■ **TASK DESCRIPTION**
Write out all lines holding the word "page".

■ **TASK INPUT**
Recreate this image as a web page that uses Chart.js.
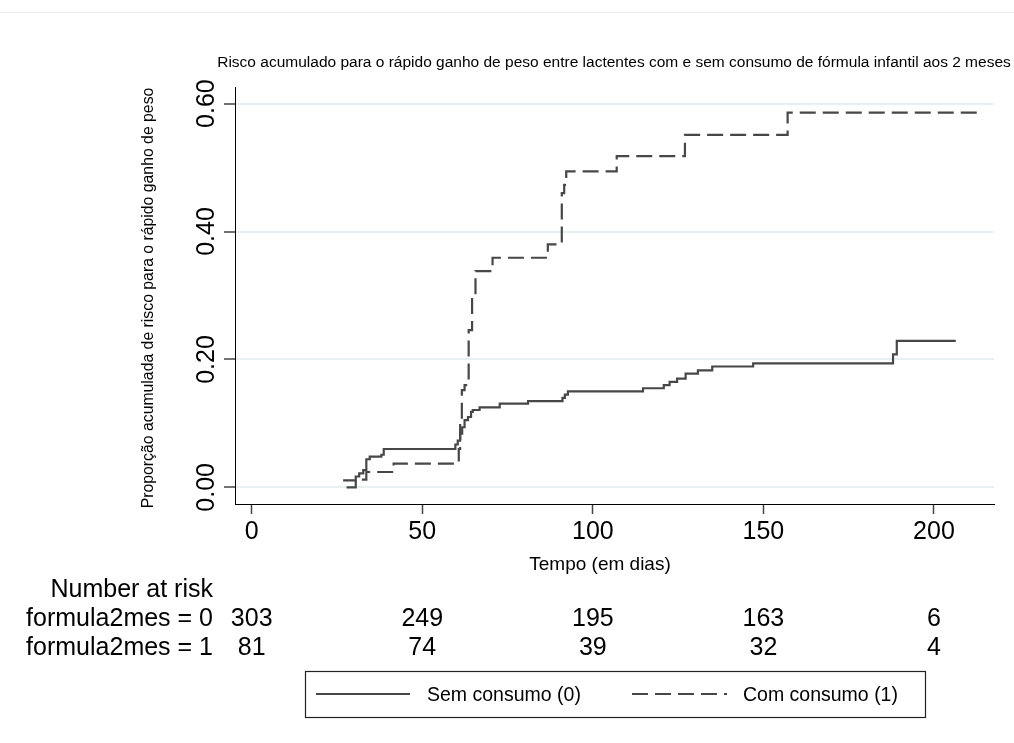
<!DOCTYPE html>
<html>
<head>
<meta charset="utf-8">
<script src="https://cdn.jsdelivr.net/npm/chart.js@4/dist/chart.umd.min.js"></script>
<style>
  html, body { margin: 0; padding: 0; background: #fff; }
  #wrap { width: 1014px; height: 743px; }
</style>
</head>
<body>
<div id="wrap"><canvas id="km" width="1014" height="743"></canvas></div>
<script>
// dados (tempo em dias, proporção acumulada)
const semDays = [26.8, 30.5, 31.5, 32.7, 33.6, 34.6, 38.0, 38.7, 59.7, 60.4, 61.1, 61.7, 62.4, 63.4, 64.3, 64.8, 66.8, 72.7, 81.0, 91.1, 91.8, 92.7, 114.7, 120.8, 122.5, 124.7, 127.2, 130.8, 135.0, 147.0, 188.0, 189.1, 206.4];
const semRisk = [0.011, 0.017, 0.022, 0.027, 0.044, 0.048, 0.051, 0.060, 0.067, 0.073, 0.084, 0.094, 0.105, 0.110, 0.118, 0.121, 0.125, 0.131, 0.135, 0.140, 0.145, 0.150, 0.155, 0.160, 0.165, 0.170, 0.178, 0.183, 0.189, 0.194, 0.208, 0.229, 0.229];
const comDays = [27.8, 30.5, 33.6, 41.6, 60.7, 61.1, 61.6, 62.4, 63.6, 64.6, 65.6, 70.6, 86.8, 90.9, 91.6, 92.2, 107.0, 127.0, 157.1, 212.9];
const comRisk = [0.0, 0.012, 0.024, 0.037, 0.060, 0.100, 0.152, 0.160, 0.246, 0.300, 0.338, 0.359, 0.380, 0.460, 0.473, 0.494, 0.518, 0.551, 0.586, 0.586];

const seriesNames = ['Sem consumo (0)', 'Com consumo (1)'];
const groupLabels = ['formula2mes = 0', 'formula2mes = 1'];
const xTicks = [0, 50, 100, 150, 200];
const yTicks = [0, 0.2, 0.4, 0.6];
const yTickLabels = ['0.00', '0.20', '0.40', '0.60'];
const riskTimes = [0, 50, 100, 150, 200];
const atRisk0 = [303, 249, 195, 163, 6];
const atRisk1 = [81, 74, 39, 32, 4];

const titleText = 'Risco acumulado para o rápido ganho de peso entre lactentes com e sem consumo de fórmula infantil aos 2 meses';
const yTitle = 'Proporção acumulada de risco para o rápido ganho de peso';
const xTitle = 'Tempo (em dias)';

const FONT = '"Liberation Sans", Arial, sans-serif';
const LINE = '#474747';

function toPoints(xs, ys) {
  return xs.map((x, i) => ({ x, y: ys[i] }));
}

function drawText(ctx, txt, x, y, size, align) {
  ctx.save();
  ctx.font = `${size}px ${FONT}`;
  ctx.textAlign = align;
  ctx.textBaseline = 'alphabetic';
  ctx.fillStyle = '#000';
  ctx.fillText(txt, x, y);
  ctx.restore();
}

// plugin para títulos, rótulos girados, tabela "Number at risk" e legenda
const extras = {
  id: 'extras',
  afterDraw(chart) {
    const { ctx, scales: { x, y } } = chart;

    // linha fina no topo
    ctx.save();
    ctx.strokeStyle = '#eeeeee';
    ctx.lineWidth = 1;
    ctx.beginPath();
    ctx.moveTo(0, 12.5);
    ctx.lineTo(1014, 12.5);
    ctx.stroke();
    ctx.restore();

    drawText(ctx, titleText, 614, 67, 15.5, 'center');

    // rótulos do eixo y girados
    yTicks.forEach((v, i) => {
      ctx.save();
      ctx.translate(214, y.getPixelForValue(v));
      ctx.rotate(-Math.PI / 2);
      ctx.font = `25px ${FONT}`;
      ctx.textAlign = 'center';
      ctx.fillStyle = '#000';
      ctx.fillText(yTickLabels[i], 0, 0);
      ctx.restore();
    });

    ctx.save();
    ctx.translate(153, 298);
    ctx.rotate(-Math.PI / 2);
    ctx.font = `15.8px ${FONT}`;
    ctx.textAlign = 'center';
    ctx.fillStyle = '#000';
    ctx.fillText(yTitle, 0, 0);
    ctx.restore();

    drawText(ctx, xTitle, 600, 570, 19, 'center');

    // tabela de número em risco
    drawText(ctx, 'Number at risk', 213, 597, 25, 'right');
    drawText(ctx, groupLabels[0], 213, 626, 25, 'right');
    drawText(ctx, groupLabels[1], 213, 655, 25, 'right');
    riskTimes.forEach((t, i) => {
      const px = x.getPixelForValue(t);
      drawText(ctx, String(atRisk0[i]), px, 626, 25, 'center');
      drawText(ctx, String(atRisk1[i]), px, 655, 25, 'center');
    });

    // legenda
    ctx.save();
    ctx.strokeStyle = '#222';
    ctx.lineWidth = 1.2;
    ctx.strokeRect(305.5, 671.5, 620, 46);
    const items = [
      { x0: 316, x1: 410, tx: 427 },
      { x0: 632, x1: 727, tx: 743 },
    ];
    chart.data.datasets.forEach((ds, i) => {
      const it = items[i];
      ctx.strokeStyle = ds.borderColor;
      ctx.lineWidth = ds.borderWidth;
      ctx.setLineDash(ds.borderDash || []);
      ctx.beginPath();
      ctx.moveTo(it.x0, 694);
      ctx.lineTo(it.x1, 694);
      ctx.stroke();
      ctx.setLineDash([]);
      drawText(ctx, seriesNames[i], it.tx, 701, 19.5, 'left');
    });
    ctx.restore();
  },
};

const data = {
  datasets: [
    {
      label: seriesNames[0],
      data: toPoints(semDays, semRisk),
      borderColor: LINE,
      borderWidth: 2.2,
      stepped: 'before',
      pointRadius: 0,
      fill: false,
    },
    {
      label: seriesNames[1],
      data: toPoints(comDays, comRisk),
      borderColor: LINE,
      borderWidth: 2.2,
      borderDash: [16, 7],
      stepped: 'before',
      pointRadius: 0,
      fill: false,
    },
  ],
};

const chart = new Chart(document.getElementById('km'), {
  type: 'line',
  data,
  options: {
    responsive: false,
    animation: false,
    devicePixelRatio: 1,
    layout: { padding: { top: 87, right: 20, left: 0, bottom: 0 } },
    plugins: {
      legend: { display: false },
      title: { display: false },
      tooltip: { enabled: false },
    },
    scales: {
      x: {
        type: 'linear',
        min: -4.9,
        max: 217.6,
        afterBuildTicks: (s) => { s.ticks = xTicks.map((v) => ({ value: v })); },
        afterFit: (s) => { s.height = 239; },
        ticks: {
          color: '#000',
          font: { family: FONT, size: 25 },
          padding: 3,
          maxRotation: 0,
        },
        grid: {
          drawOnChartArea: false,
          tickLength: 10,
          tickColor: '#444',
          tickWidth: 1.5,
        },
        border: { color: '#000', width: 1 },
      },
      y: {
        min: -0.026,
        max: 0.626,
        afterBuildTicks: (s) => { s.ticks = yTicks.map((v) => ({ value: v })); },
        afterFit: (s) => { s.width = 235; },
        ticks: { display: false },
        grid: {
          color: '#e8f0f2',
          lineWidth: 2,
          tickLength: 11,
          tickColor: '#444',
          tickWidth: 1.5,
        },
        border: { color: '#000', width: 1 },
      },
    },
  },
  plugins: [extras],
});
</script>
</body>
</html>
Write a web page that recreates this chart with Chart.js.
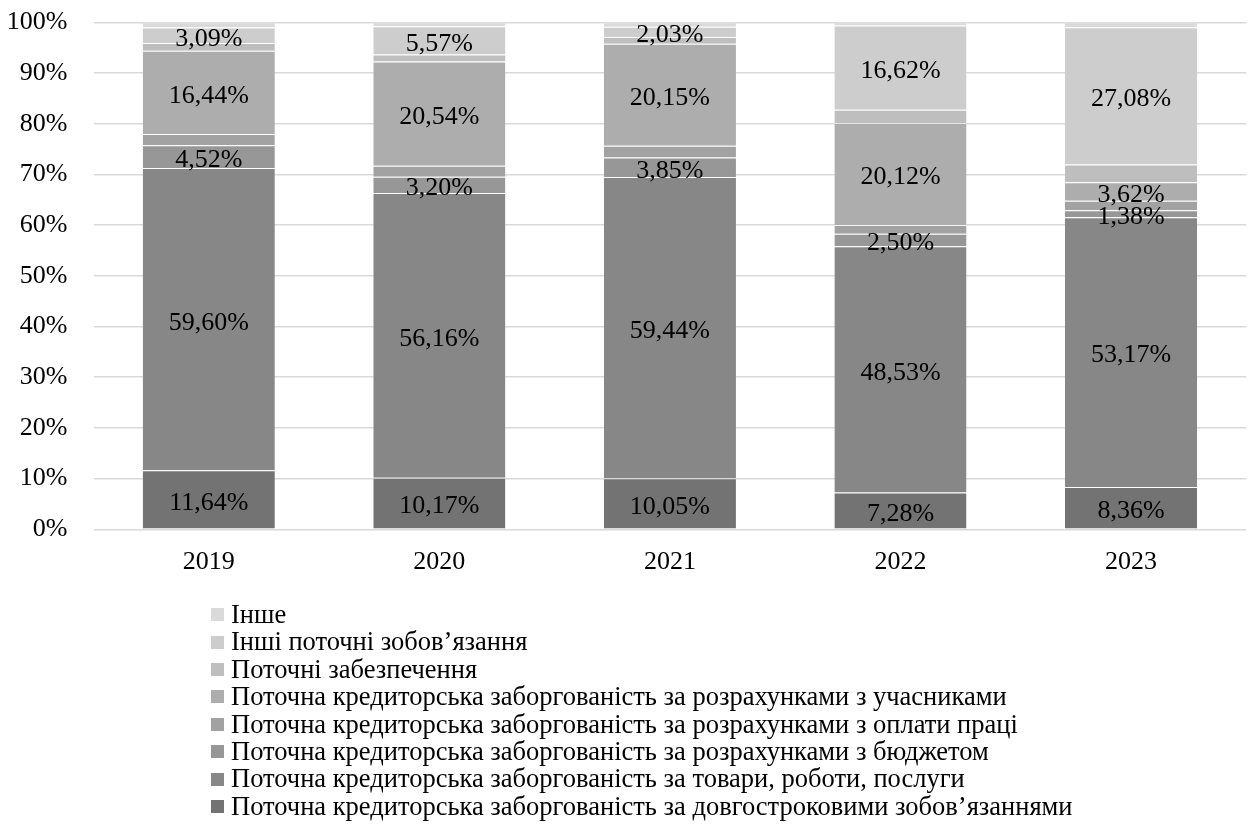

■ **THE REPLY**
Recreate this image as a web page that uses Chart.js.
Write a web page that recreates this chart with Chart.js.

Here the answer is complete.